RECORDS SHOWN:

"""

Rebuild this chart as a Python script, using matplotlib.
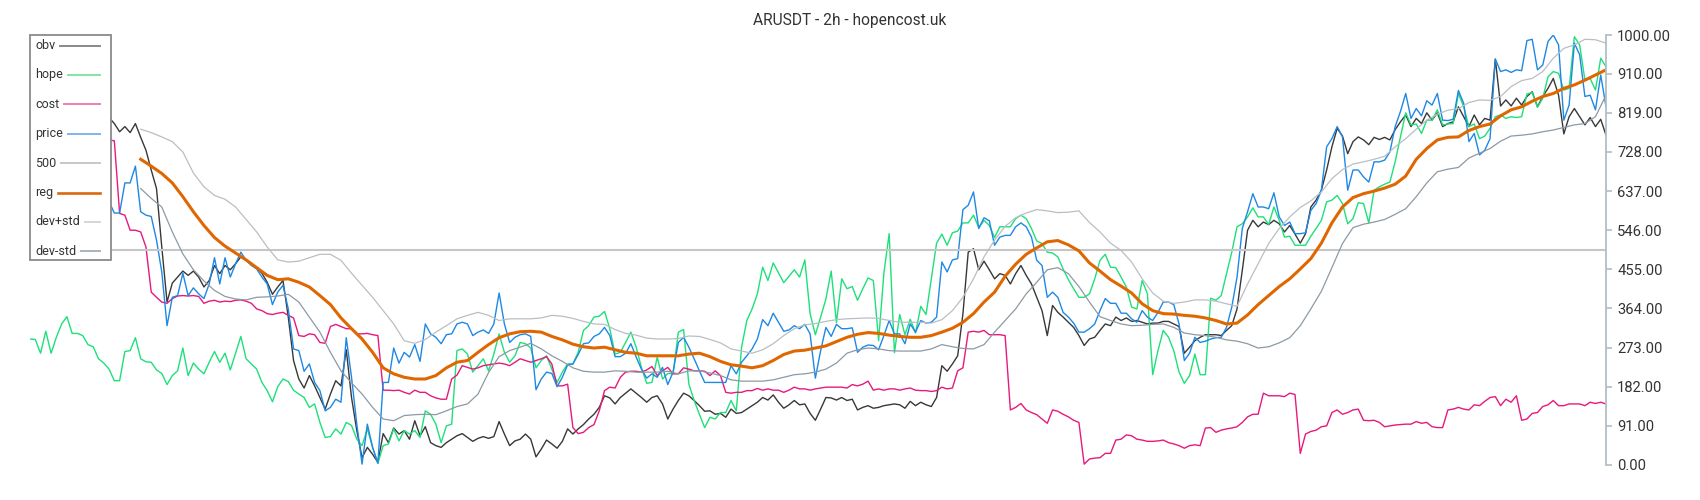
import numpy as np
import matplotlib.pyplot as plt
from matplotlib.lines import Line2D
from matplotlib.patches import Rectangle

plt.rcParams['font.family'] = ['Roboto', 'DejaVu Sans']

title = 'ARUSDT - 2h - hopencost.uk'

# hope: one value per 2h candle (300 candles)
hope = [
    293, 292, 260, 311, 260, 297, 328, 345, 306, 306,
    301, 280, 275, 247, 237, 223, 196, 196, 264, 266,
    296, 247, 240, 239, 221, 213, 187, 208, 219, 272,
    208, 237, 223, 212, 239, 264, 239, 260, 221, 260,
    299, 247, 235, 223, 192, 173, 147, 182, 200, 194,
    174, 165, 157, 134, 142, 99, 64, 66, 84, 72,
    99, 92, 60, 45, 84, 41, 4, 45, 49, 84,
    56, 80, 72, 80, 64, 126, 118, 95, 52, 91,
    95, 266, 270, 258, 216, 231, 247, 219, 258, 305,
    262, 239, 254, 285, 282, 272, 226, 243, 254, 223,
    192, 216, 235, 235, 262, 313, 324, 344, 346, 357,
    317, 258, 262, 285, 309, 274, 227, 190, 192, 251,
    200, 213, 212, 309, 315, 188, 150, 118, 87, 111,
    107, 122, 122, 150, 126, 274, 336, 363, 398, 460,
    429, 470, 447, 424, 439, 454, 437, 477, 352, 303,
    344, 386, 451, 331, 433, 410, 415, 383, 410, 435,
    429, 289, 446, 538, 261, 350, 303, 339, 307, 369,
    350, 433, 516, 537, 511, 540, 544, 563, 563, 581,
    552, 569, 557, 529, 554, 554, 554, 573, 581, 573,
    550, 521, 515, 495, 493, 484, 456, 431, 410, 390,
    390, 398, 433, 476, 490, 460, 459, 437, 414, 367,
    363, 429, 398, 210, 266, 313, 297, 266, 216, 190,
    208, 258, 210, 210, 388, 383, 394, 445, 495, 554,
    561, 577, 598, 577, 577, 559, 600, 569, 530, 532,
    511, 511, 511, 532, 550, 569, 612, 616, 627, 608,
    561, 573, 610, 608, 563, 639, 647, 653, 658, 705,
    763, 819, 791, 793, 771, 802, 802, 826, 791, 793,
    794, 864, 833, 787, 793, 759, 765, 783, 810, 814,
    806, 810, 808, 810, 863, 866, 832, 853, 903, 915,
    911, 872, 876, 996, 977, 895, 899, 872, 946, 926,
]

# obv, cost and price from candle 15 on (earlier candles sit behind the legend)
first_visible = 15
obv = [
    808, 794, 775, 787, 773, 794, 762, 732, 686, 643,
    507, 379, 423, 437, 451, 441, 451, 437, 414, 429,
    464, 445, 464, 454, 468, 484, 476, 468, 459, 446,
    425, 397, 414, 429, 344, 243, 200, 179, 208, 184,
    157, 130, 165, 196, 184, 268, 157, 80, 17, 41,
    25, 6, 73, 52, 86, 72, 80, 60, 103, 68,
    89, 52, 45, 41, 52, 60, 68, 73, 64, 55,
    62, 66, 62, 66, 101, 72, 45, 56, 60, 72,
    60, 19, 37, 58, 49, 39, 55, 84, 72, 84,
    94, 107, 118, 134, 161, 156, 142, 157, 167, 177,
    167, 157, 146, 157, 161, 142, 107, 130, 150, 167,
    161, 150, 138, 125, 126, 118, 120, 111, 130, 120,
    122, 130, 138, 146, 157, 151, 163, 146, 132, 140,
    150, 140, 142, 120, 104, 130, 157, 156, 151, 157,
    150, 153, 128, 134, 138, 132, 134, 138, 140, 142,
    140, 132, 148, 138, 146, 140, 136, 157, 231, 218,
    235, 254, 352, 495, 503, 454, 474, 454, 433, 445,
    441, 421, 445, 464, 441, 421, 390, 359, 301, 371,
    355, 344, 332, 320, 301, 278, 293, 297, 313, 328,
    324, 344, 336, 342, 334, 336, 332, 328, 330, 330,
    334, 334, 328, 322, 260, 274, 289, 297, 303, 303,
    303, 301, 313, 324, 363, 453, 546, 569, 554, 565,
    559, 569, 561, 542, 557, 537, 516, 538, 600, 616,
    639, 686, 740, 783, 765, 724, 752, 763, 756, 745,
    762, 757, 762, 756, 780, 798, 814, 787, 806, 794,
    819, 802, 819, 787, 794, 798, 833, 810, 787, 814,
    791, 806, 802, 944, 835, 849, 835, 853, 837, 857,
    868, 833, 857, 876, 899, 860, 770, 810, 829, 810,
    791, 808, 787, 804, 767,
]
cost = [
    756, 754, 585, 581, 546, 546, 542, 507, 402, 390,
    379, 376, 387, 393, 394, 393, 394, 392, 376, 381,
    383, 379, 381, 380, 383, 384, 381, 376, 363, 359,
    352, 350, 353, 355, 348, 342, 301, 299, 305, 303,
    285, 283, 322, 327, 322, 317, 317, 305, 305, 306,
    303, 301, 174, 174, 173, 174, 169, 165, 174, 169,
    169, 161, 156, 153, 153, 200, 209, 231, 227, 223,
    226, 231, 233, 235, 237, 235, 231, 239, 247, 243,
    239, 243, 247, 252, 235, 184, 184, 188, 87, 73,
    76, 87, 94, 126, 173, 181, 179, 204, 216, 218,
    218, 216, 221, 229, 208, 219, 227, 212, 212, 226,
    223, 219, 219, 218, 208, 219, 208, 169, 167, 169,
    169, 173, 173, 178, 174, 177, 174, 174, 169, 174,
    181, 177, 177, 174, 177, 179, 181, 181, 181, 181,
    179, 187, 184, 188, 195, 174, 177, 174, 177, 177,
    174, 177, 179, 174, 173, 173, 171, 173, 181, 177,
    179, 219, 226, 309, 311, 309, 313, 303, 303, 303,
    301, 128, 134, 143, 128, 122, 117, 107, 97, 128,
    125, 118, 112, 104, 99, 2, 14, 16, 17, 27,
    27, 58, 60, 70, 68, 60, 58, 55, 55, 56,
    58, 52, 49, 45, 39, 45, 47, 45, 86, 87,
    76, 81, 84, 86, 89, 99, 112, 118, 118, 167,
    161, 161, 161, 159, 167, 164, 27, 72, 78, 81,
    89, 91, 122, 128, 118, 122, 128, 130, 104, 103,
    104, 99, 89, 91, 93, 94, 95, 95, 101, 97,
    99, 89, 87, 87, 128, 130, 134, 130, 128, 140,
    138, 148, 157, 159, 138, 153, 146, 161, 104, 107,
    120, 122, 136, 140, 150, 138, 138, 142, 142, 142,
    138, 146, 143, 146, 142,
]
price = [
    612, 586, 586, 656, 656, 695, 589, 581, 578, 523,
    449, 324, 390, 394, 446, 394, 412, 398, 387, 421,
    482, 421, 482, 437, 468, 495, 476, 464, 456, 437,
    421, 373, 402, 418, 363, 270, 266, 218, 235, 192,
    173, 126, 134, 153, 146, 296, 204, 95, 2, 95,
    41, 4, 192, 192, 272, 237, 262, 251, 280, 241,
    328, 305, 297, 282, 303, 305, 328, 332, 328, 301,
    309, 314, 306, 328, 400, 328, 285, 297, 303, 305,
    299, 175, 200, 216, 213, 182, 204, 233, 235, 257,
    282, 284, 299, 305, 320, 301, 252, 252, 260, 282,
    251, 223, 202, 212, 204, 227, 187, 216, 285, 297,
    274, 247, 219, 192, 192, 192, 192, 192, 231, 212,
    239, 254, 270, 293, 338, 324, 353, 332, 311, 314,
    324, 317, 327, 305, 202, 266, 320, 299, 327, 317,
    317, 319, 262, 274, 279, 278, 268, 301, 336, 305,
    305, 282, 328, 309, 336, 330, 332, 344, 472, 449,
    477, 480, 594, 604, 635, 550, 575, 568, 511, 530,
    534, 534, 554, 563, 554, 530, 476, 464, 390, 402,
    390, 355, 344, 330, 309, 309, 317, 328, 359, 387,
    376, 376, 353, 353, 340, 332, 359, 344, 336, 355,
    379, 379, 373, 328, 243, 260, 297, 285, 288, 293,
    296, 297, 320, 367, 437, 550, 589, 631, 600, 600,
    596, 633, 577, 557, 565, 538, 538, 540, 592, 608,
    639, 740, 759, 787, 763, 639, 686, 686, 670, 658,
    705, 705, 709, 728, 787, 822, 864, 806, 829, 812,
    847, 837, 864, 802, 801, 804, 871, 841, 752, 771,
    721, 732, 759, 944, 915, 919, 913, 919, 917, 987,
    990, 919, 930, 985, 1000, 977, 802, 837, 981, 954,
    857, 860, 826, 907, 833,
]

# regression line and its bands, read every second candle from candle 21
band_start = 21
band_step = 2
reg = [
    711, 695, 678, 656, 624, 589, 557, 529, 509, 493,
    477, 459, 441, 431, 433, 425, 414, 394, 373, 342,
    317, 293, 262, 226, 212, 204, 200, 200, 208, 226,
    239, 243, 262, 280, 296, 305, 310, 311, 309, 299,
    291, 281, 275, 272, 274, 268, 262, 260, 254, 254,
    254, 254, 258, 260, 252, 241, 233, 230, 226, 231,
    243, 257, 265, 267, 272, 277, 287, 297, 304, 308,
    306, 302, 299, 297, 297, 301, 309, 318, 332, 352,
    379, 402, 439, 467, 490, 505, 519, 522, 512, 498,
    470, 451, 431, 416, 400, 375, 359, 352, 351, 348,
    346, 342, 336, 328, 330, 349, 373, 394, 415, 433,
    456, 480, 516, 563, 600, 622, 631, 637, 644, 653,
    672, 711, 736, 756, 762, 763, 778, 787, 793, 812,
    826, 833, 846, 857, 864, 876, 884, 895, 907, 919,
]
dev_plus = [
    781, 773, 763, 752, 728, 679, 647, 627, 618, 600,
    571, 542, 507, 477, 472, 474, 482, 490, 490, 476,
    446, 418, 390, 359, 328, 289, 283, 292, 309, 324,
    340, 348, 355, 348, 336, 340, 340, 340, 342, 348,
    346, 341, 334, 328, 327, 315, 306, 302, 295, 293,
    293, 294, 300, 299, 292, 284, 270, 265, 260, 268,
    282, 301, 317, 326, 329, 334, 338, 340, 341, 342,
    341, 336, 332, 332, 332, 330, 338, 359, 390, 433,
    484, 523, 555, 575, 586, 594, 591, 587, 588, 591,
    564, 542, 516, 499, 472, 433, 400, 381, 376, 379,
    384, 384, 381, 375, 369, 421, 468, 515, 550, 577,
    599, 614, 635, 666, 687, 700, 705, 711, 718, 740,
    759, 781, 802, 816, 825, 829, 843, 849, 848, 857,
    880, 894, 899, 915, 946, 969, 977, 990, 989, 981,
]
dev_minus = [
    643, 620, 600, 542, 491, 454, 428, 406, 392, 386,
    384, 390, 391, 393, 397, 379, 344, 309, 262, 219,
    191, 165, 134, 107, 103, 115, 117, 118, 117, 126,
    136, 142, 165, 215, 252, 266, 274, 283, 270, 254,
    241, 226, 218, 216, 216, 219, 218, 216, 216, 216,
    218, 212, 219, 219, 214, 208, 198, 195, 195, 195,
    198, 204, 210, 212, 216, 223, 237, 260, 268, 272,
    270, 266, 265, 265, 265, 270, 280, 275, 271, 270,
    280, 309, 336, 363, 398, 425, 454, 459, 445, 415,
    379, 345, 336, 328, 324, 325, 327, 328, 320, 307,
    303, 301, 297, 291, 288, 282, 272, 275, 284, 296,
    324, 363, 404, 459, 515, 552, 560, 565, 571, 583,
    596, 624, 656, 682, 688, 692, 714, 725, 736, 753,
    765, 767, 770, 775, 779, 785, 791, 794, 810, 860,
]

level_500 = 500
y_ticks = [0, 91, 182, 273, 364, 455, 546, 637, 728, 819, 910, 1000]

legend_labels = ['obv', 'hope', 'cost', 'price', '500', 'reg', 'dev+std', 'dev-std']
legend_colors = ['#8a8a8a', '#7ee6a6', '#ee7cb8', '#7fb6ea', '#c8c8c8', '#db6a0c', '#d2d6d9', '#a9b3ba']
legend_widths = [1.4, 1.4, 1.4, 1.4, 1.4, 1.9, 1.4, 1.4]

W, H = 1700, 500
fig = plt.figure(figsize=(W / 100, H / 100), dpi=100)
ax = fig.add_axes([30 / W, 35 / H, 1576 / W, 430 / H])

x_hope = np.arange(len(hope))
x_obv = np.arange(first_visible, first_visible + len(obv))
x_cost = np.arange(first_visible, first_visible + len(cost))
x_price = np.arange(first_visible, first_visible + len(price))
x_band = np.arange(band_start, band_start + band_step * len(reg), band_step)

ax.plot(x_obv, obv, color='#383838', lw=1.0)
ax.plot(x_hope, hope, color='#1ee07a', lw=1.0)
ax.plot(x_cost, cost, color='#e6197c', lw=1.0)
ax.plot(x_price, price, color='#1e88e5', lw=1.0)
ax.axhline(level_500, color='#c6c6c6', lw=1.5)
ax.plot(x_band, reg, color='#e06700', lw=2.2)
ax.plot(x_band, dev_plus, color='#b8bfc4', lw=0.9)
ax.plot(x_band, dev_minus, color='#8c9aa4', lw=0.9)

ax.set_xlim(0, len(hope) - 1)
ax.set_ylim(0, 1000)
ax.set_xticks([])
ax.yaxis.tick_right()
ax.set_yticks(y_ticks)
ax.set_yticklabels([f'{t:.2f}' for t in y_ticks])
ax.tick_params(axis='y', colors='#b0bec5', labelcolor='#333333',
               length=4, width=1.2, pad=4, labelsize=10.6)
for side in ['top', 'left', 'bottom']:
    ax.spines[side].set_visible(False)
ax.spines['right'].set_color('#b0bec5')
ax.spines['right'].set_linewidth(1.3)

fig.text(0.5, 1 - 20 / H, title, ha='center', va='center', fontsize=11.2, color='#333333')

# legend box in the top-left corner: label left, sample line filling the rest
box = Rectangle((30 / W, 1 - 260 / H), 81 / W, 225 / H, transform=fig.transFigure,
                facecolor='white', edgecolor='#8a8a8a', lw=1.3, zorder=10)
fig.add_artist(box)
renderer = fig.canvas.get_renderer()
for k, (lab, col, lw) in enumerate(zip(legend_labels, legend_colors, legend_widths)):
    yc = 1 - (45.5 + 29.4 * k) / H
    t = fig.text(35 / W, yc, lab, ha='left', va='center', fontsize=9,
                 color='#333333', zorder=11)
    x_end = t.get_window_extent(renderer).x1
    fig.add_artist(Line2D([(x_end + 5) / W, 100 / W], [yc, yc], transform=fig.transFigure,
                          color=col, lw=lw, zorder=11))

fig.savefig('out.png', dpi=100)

"""
"""

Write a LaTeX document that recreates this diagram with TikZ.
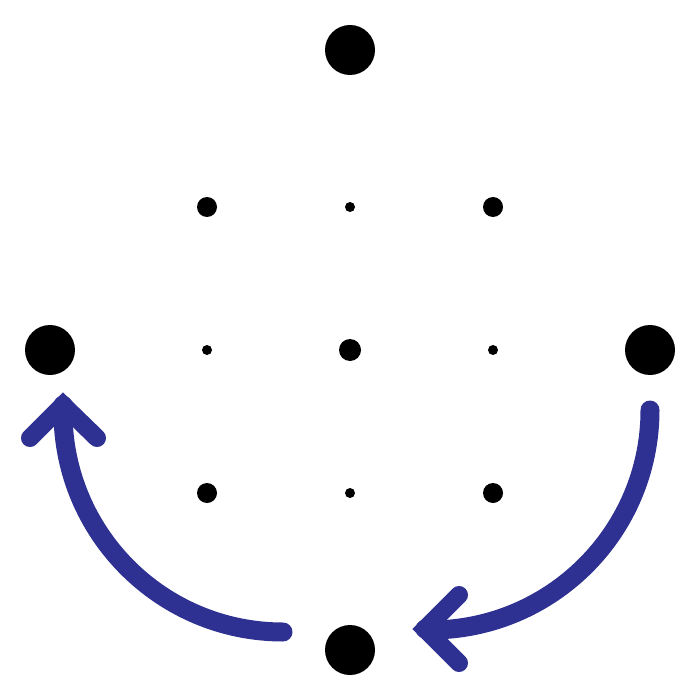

"""

EXERCISE:
Both the line containing "Rebuild this chart" and the line containing "title = 'ARUSDT - 2h - hopencost.uk'" belong in the copy, along with every line between them. Reproduce that stretch exactly, without the pictures.

CORRECT OUTPUT:
Rebuild this chart as a Python script, using matplotlib.
import numpy as np
import matplotlib.pyplot as plt
from matplotlib.lines import Line2D
from matplotlib.patches import Rectangle

plt.rcParams['font.family'] = ['Roboto', 'DejaVu Sans']

title = 'ARUSDT - 2h - hopencost.uk'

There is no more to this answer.